で、その後、廃墟で銃声が響き、死体の前でカイが拳銃を弄んでいる。カイが遊んでいて間違って撃った、とミスリードさせたいんだろう。カイはモニカが連れだして郊外のガソリンスタンドに放置、で発券される。カイは賢治とジェーンの元に戻った。けれど、刑事はカイに話を聞きたい、というのだけれど、またまた賢治が逆上し、子どもにそんなことを聞くな、とかいう次第。なこといったって、刑事は仕事をしてるだけだろうに。で、保育園でも、危険な子どもは預かれない、といわれてジェーンは凹む。まあでも、当たり前だろ。そういう疑惑があるのなら。
とりあえず一件落着? ジェーンは人形劇を成功させ、賢治も見に行った。カイもいたっけか。
その後、賢治は大学で廃墟に関して講演するんだけど、なんかメロメロな感じ。質疑で、廃墟をみつめるなんて経済的に非合理的だ! とか講義されるのは、突然すぎてなんのことやら。そのあとだっけ? 賢治が信号待ちしていて、発車すると車が突っ込んできて事故。これは正直びっくりした。よろよろでてくる賢治。突っ込んできたのはモニカで、クルマはドニーの落書き車。そこでだっけ? 刑事がたまたま(?)居合わせて(?)、賢治は「すべては僕のせい」とかいって手錠をかけられる…。なんで? ドニーが死んだのも、賢治の責任なのか? 意味不明。
のあとに、ドニーが自分に向けて銃を撃つ場面が登場する。なんだ、自殺なのか。あれなら銃に指紋があるだろうから、自殺って分かるだろう。疑う余地はない。それを4歳児が誤射したとして捜査を進めるのはヘンだろ。それに、カイも自分が撃ったのか否か、説明できるだろうに。
。後日談?なのか。ドニーの質素な墓を訪れているジェーンとカイ。そこに刑事がやってきていて。で、暗転。で、この場面は何を示唆しているのだ? まだ裏があるのか? 意味不明。それにしても、あの刑事はタイミングよく色んなところに登場するよな。
というわけで、ドニーはなぜ、興味もなかった自分の子どもに執着し、誘拐までしたのか? さらに、その息子の前でなぜ自死する必要があったのか? 意味不明だ。

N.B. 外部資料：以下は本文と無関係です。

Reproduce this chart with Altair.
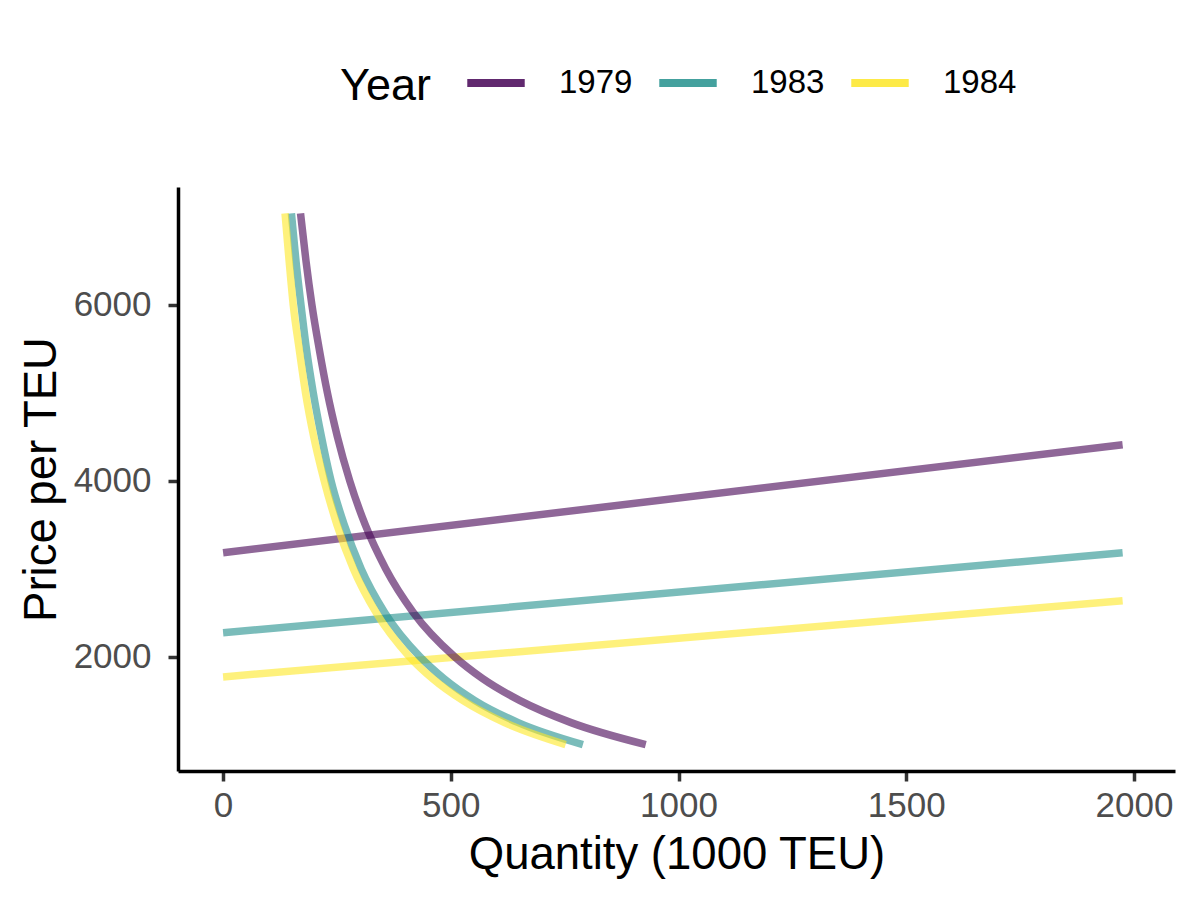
import altair as alt
import pandas as pd

years = ["1979", "1983", "1984"]
colors = ["#440154", "#21908C", "#FDE725"]

# Demand curves: price levels and quantities
demand_price = [7040, 6500, 6000, 5500, 5000, 4500, 4000, 3500, 3000, 2500, 2000, 1750, 1500, 1250, 1000]
demand_q_1979 = [170, 182, 195, 211, 229, 251, 278, 312, 357, 418, 508, 570, 652, 764, 928]
demand_q_1983 = [150, 160, 171, 183, 198, 216, 237, 266, 303, 355, 432, 485, 553, 648, 790]
demand_q_1984 = [136, 145, 154, 167, 181, 199, 222, 250, 286, 336, 409, 460, 527, 618, 752]

# Supply lines: end points
supply_q = [0, 1975]
supply_p_1979 = [3182, 4409]
supply_p_1983 = [2273, 3182]
supply_p_1984 = [1770, 2636]

x_ticks = [0, 500, 1000, 1500, 2000]
y_ticks = [2000, 4000, 6000]

rows = []
for yr, qs in zip(years, [demand_q_1979, demand_q_1983, demand_q_1984]):
    for q, p in zip(qs, demand_price):
        rows.append({"year": yr, "curve": "demand", "q": q, "p": p})
for yr, ps in zip(years, [supply_p_1979, supply_p_1983, supply_p_1984]):
    for q, p in zip(supply_q, ps):
        rows.append({"year": yr, "curve": "supply", "q": q, "p": p})
df = pd.DataFrame(rows)

FONT = "Liberation Sans"

color = alt.Color(
    "year:N",
    scale=alt.Scale(domain=years, range=colors),
    legend=alt.Legend(
        title="Year",
        orient="none",
        legendX=162,
        legendY=-137,
        direction="horizontal",
        titleOrient="left",
    ),
)
x = alt.X(
    "q:Q",
    scale=alt.Scale(domain=[-99, 2090], nice=False, zero=False),
    axis=alt.Axis(values=x_ticks, title="Quantity (1000 TEU)", format="d"),
)
y = alt.Y(
    "p:Q",
    scale=alt.Scale(domain=[700, 7340], nice=False, zero=False),
    axis=alt.Axis(values=y_ticks, title="Price per TEU", format="d"),
)

supply = (
    alt.Chart(df)
    .transform_filter(alt.datum.curve == "supply")
    .mark_line(strokeWidth=7.5, opacity=0.6, strokeCap="butt")
    .encode(x=x, y=y, color=color, order=alt.Order("q:Q"))
)
demand = (
    alt.Chart(df)
    .transform_filter(alt.datum.curve == "demand")
    .mark_line(strokeWidth=7.5, opacity=0.6, strokeCap="butt", interpolate="monotone")
    .encode(x=x, y=y, color=color, order=alt.Order("q:Q"))
)

chart = (
    alt.layer(supply, demand)
    .properties(
        width=997,
        height=584,
        padding={"left": 170, "top": 179, "right": 17, "bottom": 121},
        autosize=alt.AutoSizeParams(type="none"),
        background="white",
    )
    .configure_view(stroke=None)
    .configure_axis(
        grid=False,
        domainColor="black",
        domainWidth=3.5,
        tickColor="#333333",
        tickWidth=3.5,
        tickSize=10,
        labelFont=FONT,
        labelFontSize=35,
        labelColor="#4D4D4D",
        titleFont=FONT,
        titleFontSize=45.5,
        titleFontWeight="normal",
        titleColor="black",
    )
    .configure_axisX(labelPadding=7, titlePadding=9)
    .configure_axisY(labelPadding=17, titlePadding=8)
    .configure_legend(
        labelFont=FONT,
        labelFontSize=33,
        labelColor="black",
        titleFont=FONT,
        titleFontSize=45,
        titleFontWeight="normal",
        titleColor="black",
        titleBaseline="alphabetic",
        titleAnchor="end",
        titlePadding=32,
        symbolType="stroke",
        symbolStrokeWidth=8,
        symbolSize=3300,
        symbolOpacity=0.84,
        labelOffset=30,
        columnPadding=10,
    )
)

chart.save("out.html", embed_options={"renderer": "svg", "actions": False})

・冒頭から少しして、賢治は、ジェーンと出会ったという廃墟の劇場に行き、一発撃つ。あの意味も不明。いくら廃墟でも、銃声は漏れるんじゃないのか? それに、賢治とジェーンが会った場所というけど、どういうシチュエーションなんだ? 廃墟になっていた劇場で、どうやって会ったんだ? それとも、あの劇場でジェーンが人形劇をやってた? 意味不明。・それにしても、ジェーンは我が強すぎるだろ。たかが(というと叱られそうだけど)人形劇のために息子を放置し、いなくなったらギャーギャー騒ぐし。賢治の都合も考えない。賢治のキャリアを考えたら、多少自分が犠牲になる、のも仕方ないと思うけどな。勝手に夜中居なくなってカイが誘拐され、その不満を賢治にぶつけても解決はしない。自制心はないのか。と思っちゃうね。